Elle a entamé en octobre dernier sa mission de trois ans, qui consistera à doter les groupes de la région de Três Cachoeiras d’un collectif de communication digne de ce nom.

Très enthousiaste, Corinne sait déjà, après trois mois sur place, que cette expérience la marquera pour le reste de sa vie. Et quand on lui demande en quoi ces femmes ont besoin d’elle, elle répond malicieusement: «C’est peut-être moi qui ai besoin d’elles».

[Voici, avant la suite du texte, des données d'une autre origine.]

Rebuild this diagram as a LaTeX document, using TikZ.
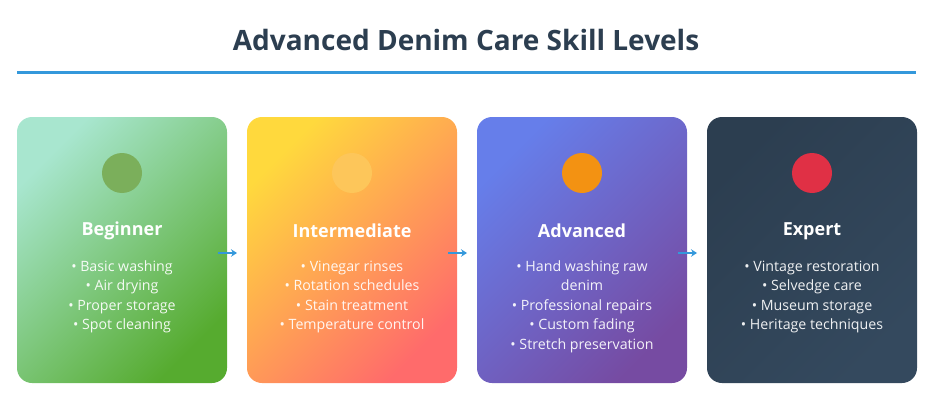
\documentclass[tikz,border=0pt]{standalone}
\usepackage{fontspec}
\setmainfont{Open Sans}
\usetikzlibrary{positioning,arrows.meta}
\definecolor{titleink}{HTML}{2C3E50}
\definecolor{rulebl}{HTML}{3498DB}
\definecolor{begA}{HTML}{A8E6CF}
\definecolor{begB}{HTML}{56AB2F}
\definecolor{intA}{HTML}{FFD93D}
\definecolor{intB}{HTML}{FF6B6B}
\definecolor{advA}{HTML}{667EEA}
\definecolor{advB}{HTML}{764BA2}
\definecolor{expA}{HTML}{2C3E50}
\definecolor{expB}{HTML}{34495E}
\definecolor{begdot}{HTML}{7BAF5B}
\definecolor{intdot}{HTML}{FDC65A}
\definecolor{advdot}{HTML}{F39212}
\definecolor{expdot}{HTML}{E03045}
\tikzset{
  card/.style={minimum width=210pt, minimum height=266pt, rounded corners=15pt,
    inner sep=0pt},
  badge/.style={circle, minimum size=40pt, inner sep=0pt},
  level/.style={text=white, font=\fontsize{18}{21}\selectfont\bfseries},
  points/.style={text=white, text opacity=0.92, anchor=north, align=center,
    font=\fontsize{14.2}{19.5}\selectfont, inner sep=0pt},
  flow/.style={-{Stealth[length=6pt,width=7.5pt]}, rulebl, line width=1.9pt}
}
\begin{document}
\begin{tikzpicture}[x=1pt,y=-1pt]
  \useasboundingbox (0,0) rectangle (933,417);
  % title and rule
  \node[text=titleink, font=\fontsize{28}{32}\selectfont\bfseries] (title) at (466,40) {Advanced Denim Care Skill Levels};
  \coordinate (rulel) at (17,73);
  \coordinate (ruler) at (916,73);
  \draw[rulebl, line width=3pt] (rulel) -- (ruler);

  % cards
  \node[card, left color=begA, right color=begB, shading angle=45] (beg) at (122,250) {};
  \node[card, left color=intA, right color=intB, shading angle=45] (int) at (352,250) {};
  \node[card, left color=advA, right color=advB, shading angle=45] (adv) at (582,250) {};
  \node[card, left color=expA, right color=expB, shading angle=45] (exp) at (812,250) {};

  % badges
  \node[badge, fill=begdot] (begbadge) at (122,173) {};
  \node[badge, fill=intdot] (intbadge) at (352,173) {};
  \node[badge, fill=advdot] (advbadge) at (582,173) {};
  \node[badge, fill=expdot] (expbadge) at (812,173) {};

  % level names
  \node[level] (begname) at (122,231) {Beginner};
  \node[level] (intname) at (352,231) {Intermediate};
  \node[level] (advname) at (582,231) {Advanced};
  \node[level] (expname) at (812,231) {Expert};

  % skills
  \node[points] (begpts) at (122,260.5) {• Basic washing\\• Air drying\\• Proper storage\\• Spot cleaning};
  \node[points] (intpts) at (352,260.5) {• Vinegar rinses\\• Rotation schedules\\• Stain treatment\\• Temperature control};
  \node[points] (advpts) at (582,260.5) {• Hand washing raw\\denim\\• Professional repairs\\• Custom fading\\• Stretch preservation};
  \node[points] (exppts) at (812,260.5) {• Vintage restoration\\• Selvedge care\\• Museum storage\\• Heritage techniques};

  % arrows
  \coordinate (go1) at (218,253);
  \coordinate (to1) at (237,253);
  \coordinate (go2) at (448,253);
  \coordinate (to2) at (467,253);
  \coordinate (go3) at (678,253);
  \coordinate (to3) at (697,253);
  \draw[flow] (go1) -- (to1);
  \draw[flow] (go2) -- (to2);
  \draw[flow] (go3) -- (to3);
\end{tikzpicture}
\end{document}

Et à voir la chaleur, la gaieté et la générosité de l’accueil que ces paysannes du bout du monde ont réservé à une délégation suisse elle aussi très enthousiaste, on a envie de la croire.

swissinfo, Marc-André Miserez à Três Cachoeiras

– Le Mouvement des femmes paysannes lutte pour le progrès social et l’égalité, ainsi que pour de meilleures conditions de travail et de production.

– Il veut promouvoir une agriculture respectueuse de l’environnement, sans OGM, une nourriture saine et encourager l’herboristerie traditionnelle.

– Il est présent dans 15 des 27 états du Brésil, et en formation dans trois autres.

– Son slogan: «Continuons la lutte et défendons la vie».

– Depuis octobre 2004, le Mouvement accueille, dans la région de Três Cachoeiras, au nord de Porto Alegre, sa première volontaire suisse envoyée par l’association E-Changer.